The neuroscientist Joe Dispenza once said, “Knowledge without experience is called philosophy and experience without knowledge is called ignorance.” Success is unreachable for those who must choose between knowledge or experience. The values that higher education upholds should always include the pursuit of recreational curiosity. It is the only way for the complex dynamic of knowledge and experience to coexist. The persistence required to earn a degree is admirable, albeit it leaves the student as yet another student ID number lost in a matrix of others who had the same dreams. To only follow a state approved curriculum is to still mold the mind to that of societal expectation. Our consciousness is layered with astronomical potential. It is activated by our own pursuit of further self-awareness and understanding of the world around us. To have one foot on the path of least resistance and the other on the path less traveled is a noble pursuit.

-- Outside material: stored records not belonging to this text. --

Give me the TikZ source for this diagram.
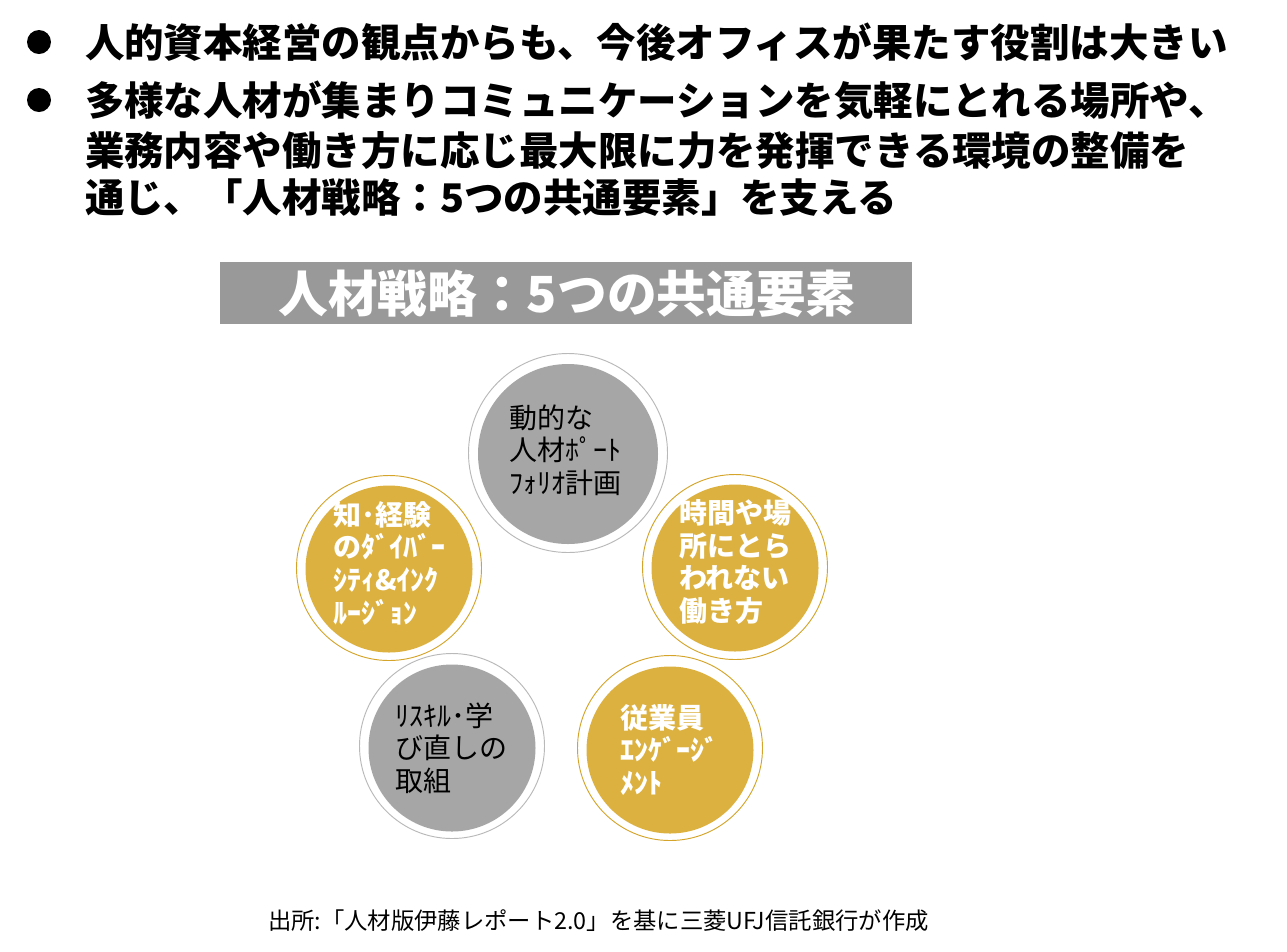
\documentclass[tikz,border=0pt]{standalone}
\usepackage{fontspec}
\newfontfamily\jp{Noto Sans CJK JP}
\definecolor{gold}{RGB}{220,177,64}
\definecolor{goldring}{RGB}{212,165,42}
\definecolor{cgray}{RGB}{166,166,166}
\definecolor{ringgray}{RGB}{185,185,185}
\definecolor{titlegray}{RGB}{153,153,153}
\begin{document}
\begin{tikzpicture}[x=0.75pt,y=-0.75pt,
  every node/.style={inner sep=0pt, outer sep=0pt},
  bodytext/.style={anchor=west, font=\jp\bfseries\fontsize{29.6}{35}\selectfont},
  bulletdot/.style={circle, fill=black, minimum size=18pt},
  ringbig/.style={circle, draw=#1, line width=0.7pt, minimum size=149.25pt},
  ringsmall/.style={circle, draw=#1, line width=0.7pt, minimum size=138.75pt},
  fillbig/.style={circle, fill=#1, minimum size=135pt},
  fillsmall/.style={circle, fill=#1, minimum size=125.25pt},
  graytext/.style={anchor=west, align=left, text=black, font=\jp\fontsize{21}{24.5}\selectfont},
  goldtext/.style={anchor=west, align=left, text=white, font=\jp\bfseries\fontsize{21}{24.5}\selectfont}
]
\useasboundingbox (0,0) rectangle (1287,951);
\fill[white] (0,0) rectangle (1287,951);

% bullets and body text
\node[bulletdot] (b1) at (39,42) {};
\node[bulletdot] (b2) at (39,100) {};
\node[bodytext] (l1) at (85,42) {人的資本経営の観点からも、今後オフィスが果たす役割は大きい};
\node[bodytext] (l2) at (85,100) {多様な人材が集まりコミュニケーションを気軽にとれる場所や、};
\node[bodytext] (l3) at (85,151) {業務内容や働き方に応じ最大限に力を発揮できる環境の整備を};
\node[bodytext] (l4) at (85,198) {通じ、「人材戦略：5つの共通要素」を支える};

% title box
\node[fill=titlegray, minimum width=519pt, minimum height=46.5pt] (title) at (566,293) {};
\node[text=white, font=\jp\bfseries\fontsize{37.3}{40}\selectfont] (titletext) at (567,294) {人材戦略：5つの共通要素};

% circles
\node[ringbig=ringgray] (c1r) at (568,453) {};
\node[fillbig=cgray] (c1) at (568,454) {};
\node[graytext] (t1) at (509,450) {動的な\\人材ﾎﾟｰﾄ\\ﾌｫﾘｵ計画};

\node[ringsmall=goldring] (c2r) at (389,568) {};
\node[fillsmall=gold] (c2) at (389,569) {};
\node[goldtext] (t2) at (333,563) {知･経験\\のﾀﾞｲﾊﾞｰ\\ｼﾃｨ\&ｲﾝｸ\\ﾙｰｼﾞｮﾝ};

\node[ringsmall=goldring] (c3r) at (735,567) {};
\node[fillsmall=gold] (c3) at (735,568) {};
\node[goldtext] (t3) at (679,562) {時間や場\\所にとら\\われない\\働き方};

\node[ringsmall=ringgray] (c4r) at (452,746) {};
\node[fillsmall=cgray] (c4) at (452,748) {};
\node[graytext] (t4) at (395,748) {ﾘｽｷﾙ･学\\び直しの\\取組};

\node[ringsmall=goldring] (c5r) at (670,748) {};
\node[fillsmall=gold] (c5) at (670,750) {};
\node[goldtext] (t5) at (620,750) {従業員\\ｴﾝｹﾞｰｼﾞ\\ﾒﾝﾄ};

% source
\node[anchor=west, font=\jp\fontsize{17.5}{20}\selectfont] (src) at (268,921) {出所:「人材版伊藤レポート2.0」を基に三菱UFJ信託銀行が作成};
\end{tikzpicture}
\end{document}
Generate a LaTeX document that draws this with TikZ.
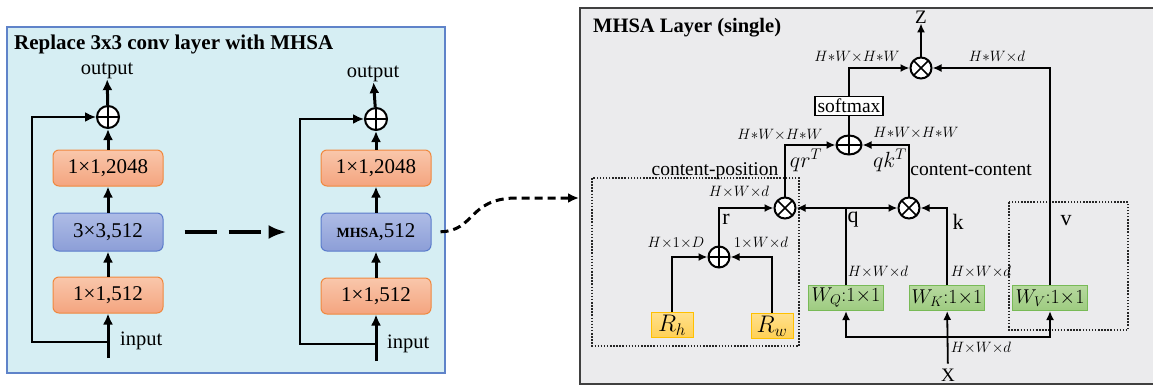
\RequirePackage{fix-cm}
\documentclass[tikz,border=0pt]{standalone}
\usepackage{fontspec}
\setmainfont{Liberation Serif}
\usepackage{tikz}
\usetikzlibrary{arrows.meta,shapes.geometric}

\definecolor{panelblue}{HTML}{D6EEF3}
\definecolor{paneledge}{HTML}{5F83C9}
\definecolor{panelgray}{HTML}{EBEBED}
\definecolor{orangetop}{HTML}{F9C7AB}
\definecolor{orangebot}{HTML}{F4A47F}
\definecolor{orangeedge}{HTML}{F0883E}
\definecolor{bluetop}{HTML}{AEBCE6}
\definecolor{bluebot}{HTML}{8C9ED7}
\definecolor{blueedge}{HTML}{5A7BCB}
\definecolor{greentop}{HTML}{B7D99F}
\definecolor{greenbot}{HTML}{9DCB80}
\definecolor{greenedge}{HTML}{78BA57}
\definecolor{yellowtop}{HTML}{FFE08C}
\definecolor{yellowbot}{HTML}{FFD055}
\definecolor{yellowedge}{HTML}{FFC000}

\newcommand{\fs}[1]{\fontsize{#1}{#1}\selectfont}

\begin{document}
\begin{tikzpicture}[x=1pt, y=-1pt,
  every node/.style = {inner sep=1pt},
  arr/.style = {line width=1.8pt, -{Latex[length=9pt,width=8pt]}},
  thickarr/.style = {line width=3pt, -{Latex[length=11pt,width=10pt]}},
  skiparr/.style = {line width=2pt, -{Latex[length=11pt,width=10pt]}},
  convbox/.style = {draw = orangeedge, line width = 1pt, top color = orangetop, bottom color = orangebot, rounded corners = 6pt, minimum width = 110pt, minimum height = 36pt, font = \fs{21}},
  mhsabox/.style = {convbox, draw = blueedge, top color = bluetop, bottom color = bluebot, minimum height = 38pt},
  wbox/.style = {draw = greenedge, line width = 1pt, top color = greentop, bottom color = greenbot, minimum width = 75pt, minimum height = 25pt, inner sep = 0pt, font = \fs{20}},
  rbox/.style = {draw = yellowedge, line width = 1pt, top color = yellowtop, bottom color = yellowbot, minimum width = 42pt, minimum height = 25pt, inner sep = 0pt, font = \fs{24}},
  addnode/.style = {draw, circle, line width = 2pt, fill = white, minimum size = 22pt, inner sep = 0pt,
    path picture = {\draw[line width = 1.6pt] (path picture bounding box.north) -- (path picture bounding box.south) (path picture bounding box.west) -- (path picture bounding box.east);}},
  mulnode/.style = {addnode, minimum size = 21pt,
    path picture = {\draw[line width = 1.6pt] (path picture bounding box.north west) -- (path picture bounding box.south east) (path picture bounding box.south west) -- (path picture bounding box.north east);}},
  dim/.style = {inner sep = 0pt, font = \fs{15}},
  big/.style = {inner sep = 0pt, font = \fs{20.5}},
  dotbox/.style = {draw = black!85, line width = 1.6pt, dash pattern = on 1.5pt off 1.6pt}
]
\useasboundingbox (0,0) rectangle (1153,386);

% left panel
\draw[draw = paneledge, fill = panelblue, line width = 2pt] (7,27) rectangle (445,373);
\node[anchor = west, font = \fs{21}\bfseries] (ttlA) at (13,44) {Replace 3x3 conv layer with MHSA};

\node[convbox] (c1) at (108,295) {1×1,512};
\node[mhsabox] (c2) at (108,232) {3×3,512};
\node[convbox] (c3) at (108,168) {1×1,2048};
\node[addnode] (p1) at (108,117) {};
\node[big] (out1) at (107,71) {output};
\node[big, anchor = west] (inl1) at (120,341) {input};
\coordinate (in1) at (108,358);
\coordinate (s1) at (108,342);
\draw[thickarr] (in1) -- (c1);
\draw[thickarr] (c1) -- (c2);
\draw[thickarr] (c2) -- (c3);
\draw[thickarr] (c3) -- (p1);
\draw[thickarr] (p1) -- (out1);
\draw[skiparr] (s1) -- ++(-76,0) |- (p1);

\node[convbox] (c4) at (376,296) {1×1,512};
\node[mhsabox] (c5) at (376,232) {{\fs{14}\bfseries MHSA},512};
\node[convbox] (c6) at (376,168) {1×1,2048};
\node[addnode] (p2) at (376,119) {};
\node[big] (out2) at (373,74) {output};
\node[big, anchor = west] (inl2) at (387,344) {input};
\coordinate (in2) at (376,361);
\coordinate (s2) at (376,344);
\draw[thickarr] (in2) -- (c4);
\draw[thickarr] (c4) -- (c5);
\draw[thickarr] (c5) -- (c6);
\draw[thickarr] (c6) -- (p2);
\draw[thickarr] (p2) -- (out2);
\draw[skiparr] (s2) -- ++(-76,0) |- (p2);

\draw[line width = 3.5pt, dash pattern = on 32pt off 12pt, -{Latex[length=18pt,width=14pt]}, shorten <= 21pt, shorten >= 34pt] (c2) -- (c5);

% right panel
\draw[draw = black!75, fill = panelgray, line width = 2pt] (580,8) rectangle (1160,384);
\node[anchor = west, font = \fs{20.5}\bfseries] (ttlB) at (592,28) {MHSA Layer (single)};
\coordinate (mhsain) at (579,198);
\draw[line width = 3pt, dash pattern = on 8pt off 5pt, -{Latex[length=11pt,width=10pt]}, shorten <= 9pt] (c5.east) .. controls (475,231) and (468,199) .. (515,198) -- (mhsain);

\draw[dotbox] (592,178) rectangle (799,346);
\draw[dotbox] (1009,202) rectangle (1128,330);

\node[mulnode] (mz) at (921,68) {};
\node[font = \fs{19}, inner sep = 0pt] (z) at (921,17) {Z};
\node[draw, line width = 1.5pt, fill = white, font = \fs{19.5}, inner sep = 1pt, minimum width = 68pt, minimum height = 19pt] (sm) at (849,106) {softmax};
\node[addnode, ellipse, minimum width = 25pt, minimum height = 19pt] (ps) at (849,145) {};
\node[mulnode] (mqr) at (785,208) {};
\node[mulnode] (mqk) at (909,208) {};
\node[addnode, minimum size = 21pt] (pr) at (719,257) {};
\node[rbox] (rh) at (672,325) {$R_h$};
\node[rbox] (rw) at (772,326) {$R_w$};
\node[wbox] (wq) at (846,298) {$W_Q{:}1{\times}1$};
\node[wbox] (wk) at (947,298) {$W_K{:}1{\times}1$};
\node[wbox] (wv) at (1050,298) {$W_V{:}1{\times}1$};
\node[font = \fs{19}, inner sep = 0pt] (x) at (948,375) {X};
\coordinate (xb) at (948,337);

\draw[arr] (mz) -- (z);
\draw[arr] (sm) |- (mz);
\draw[arr] (wv) |- (mz);
\draw[line width = 1.8pt] (ps) -- (sm);
\draw[arr] (mqr) |- (ps);
\draw[arr] (mqk) |- (ps);
\draw[arr] (wq) |- (mqr);
\draw[arr] (wq) |- (mqk);
\draw[arr] (wk) |- (mqk);
\draw[arr] (pr) |- (mqr);
\draw[arr] (rh) |- (pr);
\draw[arr] (rw) |- (pr);
\draw[arr, shorten <= 5pt] (x) -- (wk);
\draw[arr] (xb) -| (wq);
\draw[arr] (xb) -| (wv);

% labels
\node[dim] (d1) at (857,57) {$H{*}W{\times}H{*}W$};
\node[dim] (d2) at (997,57) {$H{*}W{\times}d$};
\node[dim] (d3) at (780,135) {$H{*}W{\times}H{*}W$};
\node[dim] (d4) at (916,133) {$H{*}W{\times}H{*}W$};
\node[inner sep = 0pt, font = \fs{22}] (lqr) at (806,160) {$qr^T$};
\node[inner sep = 0pt, font = \fs{22}] (lqk) at (890,160) {$qk^T$};
\node[inner sep = 0pt, font = \fs{19.5}] (lcc) at (971,170) {content-content};
\node[inner sep = 0pt, font = \fs{19.5}] (lcp) at (715,171) {content-position};
\node[dim] (d5) at (739,192) {$H{\times}W{\times}d$};
\node[dim] (d6) at (676,243) {$H{\times}1{\times}D$};
\node[dim] (d7) at (761,243) {$1{\times}W{\times}d$};
\node[dim] (d8) at (878,272) {$H{\times}W{\times}d$};
\node[dim] (d9) at (981,272) {$H{\times}W{\times}d$};
\node[dim] (d10) at (981,348) {$H{\times}W{\times}d$};
\node[big, font = \fs{22}] (lr) at (726,219) {r};
\node[big, font = \fs{22}] (lq) at (853,220) {q};
\node[big, font = \fs{22}] (lk) at (958,222) {k};
\node[big, font = \fs{22}] (lv) at (1066,221) {v};
\end{tikzpicture}
\end{document}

Unknown variables can be terrifying when you are the function being tested on. Society has ingrained into us that if we attend college, if we sit down and do the work, that we will graduate and gracefully slide into our career path and not just another job. Students enter the work force with an archive of graded exams, yet tend to lack experience to show for their time and efforts. The expectation of career has shifted in recent years — it is no longer enough to sit comfortably and follow a syllabus. The most opportunistic doors only open for those curious enough to search for them.
Reflecting on fear and the connotations tied to that, it invokes vulnerability in a student. If experience without knowledge is ignorance, that is to say that pursuit of self exploration is simply a double-blind study where we cannot feel stable with such fresh information. We do not understand it and it does not understand us. Now the other side of the coin: if knowledge without experience is philosophy, that is to say that the entirety of an academic degree without application leaves the student as nothing more than a theorist. It is a skill to conjure up a relationship with knowledge and immerse it into reality. The scientific method may have never prepared students for the fact that they are now the dependent variable of their independent decisions. The romanticization of genius constantly idolized in academia is nothing more than the ability to cultivate knowledge and experience. Growing pains earned their name for a reason; change is uncomfortable and there cannot be expectation to what will happen once the discomfort has passed. There is beauty in the pursuit of the unknown.